In recent years the IRS has had great success in attacking micro-captive insurance companies using §831(b) principals in recent cases of Reserve Mechanical Corp v. Commissioner, Avrahami v. Commissioner, and Syzygy Ins. Co. v. Commissioner. These cases are extremely relevant to taxpayers using §831(b) captives that participate in risk pools to achieve risk distribution. With the IRS success in these cases, the use of §831(b) captives has been cautioned and, in many cases, exited.
Some general reasons these cases favored the IRS were:
- Circular loans to shareholders or insured
- Unreasonably priced policies
- Lack of third-party insurance costs reductions
- Lack of claims
- Lack of claim probability
- Reinsurance pools that didn’t represent adequate risk
- Compromised feasibility and actuarial studies
Based on the IRS’s actions, the use of these micro-captive arrangements have declined substantially and have taxpayers wondering what facts, if any, would be acceptable under §831(b) in the eyes of the IRS.

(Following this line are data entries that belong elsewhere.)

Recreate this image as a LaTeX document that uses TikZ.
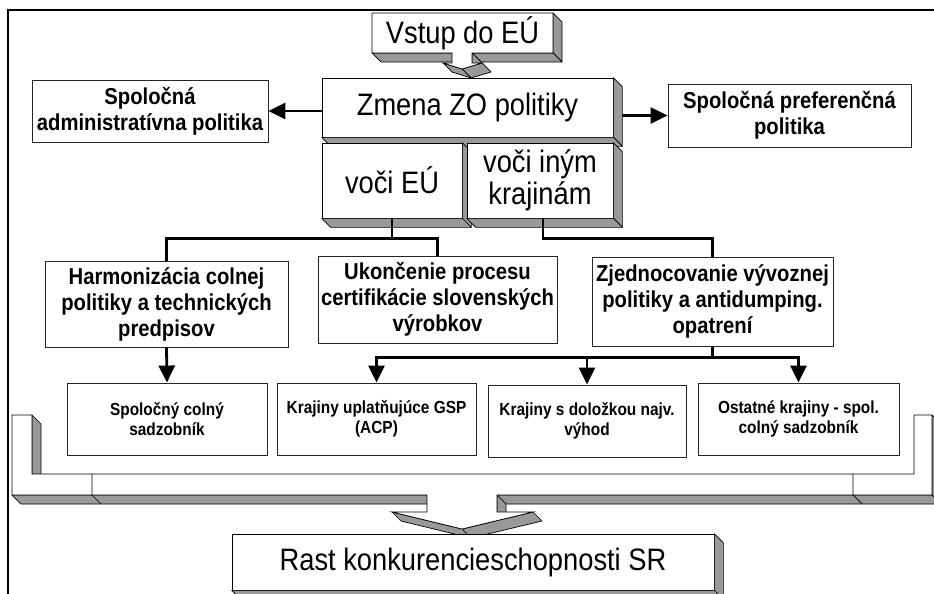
\documentclass[tikz,border=0pt]{standalone}
\usepackage{fontspec}
\setmainfont{Liberation Sans}[FakeStretch=0.88]
\usetikzlibrary{arrows.meta,calc}
\tikzset{
  face/.style={fill=black!40, draw=black, line width=0.7pt, line join=round},
  frontface/.style={fill=white, draw=black, line width=0.7pt},
  plainbox/.style={draw=black!85, fill=white, line width=0.9pt, align=center, inner sep=1pt, font=\bfseries\fontsize{23}{26}\selectfont},
  smallbox/.style={plainbox, font=\bfseries\fontsize{17.5}{20}\selectfont},
  bigbox/.style={frontface, align=center, inner sep=0pt, font=\fontsize{31}{32}\selectfont},
  bigtext/.style={align=center, inner sep=0pt, font=\fontsize{31}{32}\selectfont},
  conn/.style={draw=black, line width=2.8pt},
  arr/.style={conn, -{Triangle[length=17pt,width=16pt]}},
}
\newcommand{\extrude}[1]{%
  \path[face] (#1.north east) -- ($(#1.north east)+(9,9)$) -- ($(#1.south east)+(9,9)$) -- (#1.south east) -- cycle;
  \path[face] (#1.south west) -- (#1.south east) -- ($(#1.south east)+(9,9)$) -- ($(#1.south west)+(9,9)$) -- cycle;}
\begin{document}
\begin{tikzpicture}[x=1pt,y=-1pt]
\useasboundingbox (0,0) rectangle (934,594);
\fill[white] (0,0) rectangle (934,594);
% outer frame
\draw[line width=1.6pt] (8,600) -- (8,10) -- (940,10);

% top callout "Vstup do EU"
\path[face] (553,13) -- (562,22) -- (562,62) -- (553,53) -- cycle;
\path[face] (472,53) -- (553,53) -- (562,62) -- (481,62) -- cycle;
\path[face] (372,53) -- (452,53) -- (461,62) -- (381,62) -- cycle;
\path[face] (472,53) -- (481,62) -- (481,72) -- (472,63) -- cycle;
\path[face] (482,63) -- (491,72) -- (471,78) -- (462,69) -- cycle;
\path[face] (462,69) -- (471,78) -- (452,72) -- (443,63) -- cycle;
\path[frontface] (372,13) -- (553,13) -- (553,53) -- (472,53) -- (472,63) -- (482,63) -- (462,69) -- (443,63) -- (452,63) -- (452,53) -- (372,53) -- cycle;
\node[bigtext] (vstup) at (462.5,33) {Vstup do EÚ};

% central boxes
\node[bigbox, minimum width=291pt, minimum height=59pt] (zmena) at (467.5,107.5) {Zmena ZO politiky};
\extrude{zmena}
\node[bigbox, minimum width=140pt, minimum height=75pt] (vociEU) at (392,180.5) {voči EÚ};
\extrude{vociEU}
\node[bigbox, minimum width=146pt, minimum height=75pt] (vociIne) at (540,180.5) {voči iným\\krajinám};
\extrude{vociIne}

% side boxes
\node[plainbox, minimum width=236pt, minimum height=62pt] (admin) at (150,111) {Spoločná\\administratívna politika};
\node[plainbox, minimum width=243pt, minimum height=63pt] (pref) at (789.5,115.5) {Spoločná preferenčná\\politika};

% middle row
\node[plainbox, minimum width=243pt, minimum height=86pt] (harm) at (166.5,304) {Harmonizácia colnej\\politiky a technických\\predpisov};
\node[plainbox, minimum width=239pt, minimum height=87pt] (ukon) at (437.5,299.5) {Ukončenie procesu\\certifikácie slovenských\\výrobkov};
\node[plainbox, minimum width=241pt, minimum height=89pt] (zjed) at (712.5,301.5) {Zjednocovanie vývoznej\\politiky a antidumping.\\opatrení};

% bottom row
\node[smallbox, minimum width=200pt, minimum height=72pt] (spolColny) at (167,419) {Spoločný colný\\sadzobník};
\node[smallbox, minimum width=199pt, minimum height=72pt] (gsp) at (376.5,419) {Krajiny uplatňujúce GSP\\(ACP)};
\node[smallbox, minimum width=198pt, minimum height=72pt] (dolozka) at (587,421) {Krajiny s doložkou najv.\\výhod};
\node[smallbox, minimum width=201pt, minimum height=72pt] (ostatne) at (798.5,419) {Ostatné krajiny - spol.\\colný sadzobník};

% bracket with bottom callout
\path[face] (32,415) -- (41,424) -- (41,483) -- (32,474) -- cycle;
\path[face] (12,495) -- (427,495) -- (436,504) -- (21,504) -- cycle;
\path[face] (497,495) -- (932,495) -- (941,504) -- (506,504) -- cycle;
\path[face] (932,415) -- (941,424) -- (941,504) -- (932,495) -- cycle;
\path[face] (497,495) -- (506,504) -- (506,521) -- (497,512) -- cycle;
\path[face] (533,512) -- (542,521) -- (471,538) -- (462,529) -- cycle;
\path[face] (462,529) -- (471,538) -- (401,521) -- (392,512) -- cycle;
\path[frontface] (12,415) -- (32,415) -- (32,474) -- (914,474) -- (914,415) -- (932,415) -- (932,495) -- (497,495) -- (497,512) -- (533,512) -- (462,529) -- (392,512) -- (427,512) -- (427,495) -- (12,495) -- cycle;
\draw[line width=0.7pt] (92,474) -- (92,495) -- (101,504);
\draw[line width=0.7pt] (853,474) -- (853,495) -- (862,504);

% result box
\node[bigbox, minimum width=482pt, minimum height=56pt] (rast) at (473,562) {Rast konkurencieschopnosti SR};
\extrude{rast}

% connectors
\draw[arr] (zmena.west |- admin.east) -- (admin.east);
\coordinate (zr) at ($(zmena.east)+(9,0)$);
\draw[arr] (zr |- pref.west) -- (pref.west);

\coordinate (j1) at ($(vociEU.south)+(0,20)$);
\draw[conn] (vociEU.south) -- (j1);
\draw[conn] (harm.north) |- (j1) -| (ukon.north);

\coordinate (j2) at ($(vociIne.south)+(3,20)$);
\draw[conn] ($(vociIne.south)+(3,0)$) -- (j2) -| (zjed.north);

\draw[arr] (harm.south) -- (spolColny.north);

\coordinate (bar) at ($(zjed.south)+(0,11)$);
\draw[conn] (zjed.south) -- (bar);
\draw[arr] (bar) -| (gsp.north);
\draw[arr] (bar) -| (dolozka.north);
\draw[arr] (bar) -| (ostatne.north);
\end{tikzpicture}
\end{document}
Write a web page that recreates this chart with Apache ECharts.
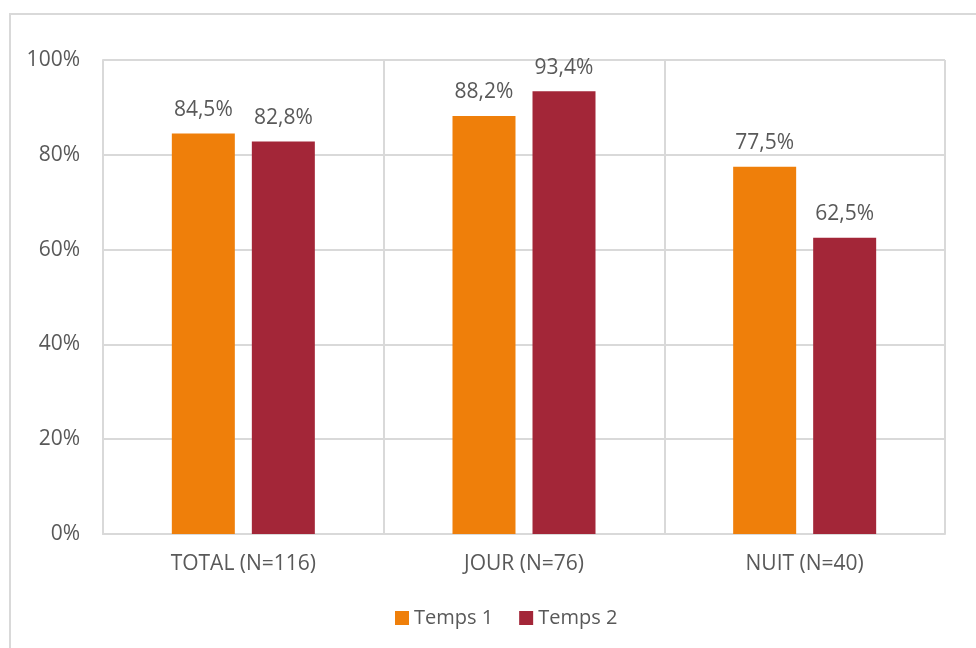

In the past, various factors have been suggested to assist in the validity and success of these arrangements, but the IRS has continued to attack the arrangements. The following are some of the factors that have been positive micro-captive characteristics in the past.
- Taxpayers with gross receipts of $50 million - $100 million
- Paying significant premiums
- Captive decreases commercial insurance costs
- Having 1,000 or more employees
- Using captive for “first dollar” insurance, as opposed to only insuring excess risk
- Paying significant claims
- Unrelated actuarial professionals from any managers
- Using the captive to ensure risks like:
a. Health insurance
b. Workers’ compensation
c. First-party warranties
d. Professional liability
e. General liability
f. Accounts receivable
g. Client loss
- Have a safe harbor number of entities (8-12) or have significant risk exposure units to insure
- Exiting risk pools
The IRS has been accumulating information on micro-captives since the issuance of Notice 2016-66 which required all captives, insured, and various related parties to disclose the captive as a transaction of interest on Form 8886 annually. The IRS has also sent out Letter 6336 to many taxpayers with these arrangements encouraging amending returns and other responses.
However, in a change of fortune for taxpayers, there has been a more favorable result in the case of Paul Puglisi and Ann Marie Puglisi v. Commissioner.
On October 29, 2021, the United States Tax Court accepted the IRS’s concessions of the vast majority of taxes and penalties associated with disallowed deductions for insurance premium payments made to §831(b) Oxford Insurance Company LLC Series A and the reinsurance company Series KF of Oxford Insurance Company. These Series received premiums from hundreds of other unrelated taxpayers.
Per the Case background, Puglisi Egg Farms of Delaware LLC purchased insurance against the fortuitous risk that was unavailable on the third-party market such as avian flu.
The IRS disallowed premiums in 2015-2016 and 2018 stating lack of §162 business purposes, lack of economic substance, and sole purpose to avoid taxes.
Since 2015, the insured Puglisi Egg Farms of Delaware LLC filed five substantial claims for losses covered via the captive.
The IRS assessed tax and penalties under §6662, but for undisclosed reasons conceded nearly all the tax and penalties prior to going to trial. The court, therefore, did not give an opinion on the validity of the captive itself. This unfortunately does not help taxpayers in the quest for clarity regarding micro-captives. However, it is a victory for the taxpayer, as the taxes and penalties for the most part were conceded.
What characteristics and circumstances caused the IRS to make this decision were not covered in the case, as the bulk of the exposition focused on whether or not the Court could accept this concession. On, the other hand, there was clearly a reason for the concession. Could any of the positive factors listed above be reasons the IRS conceded?
We will continue to monitor this and other cases to see if additional clarity in the micro-captive arena is achieved. Until then, micro-captives are an area most practitioners strongly counsel against with emphasis being on alternative insurance arrangements.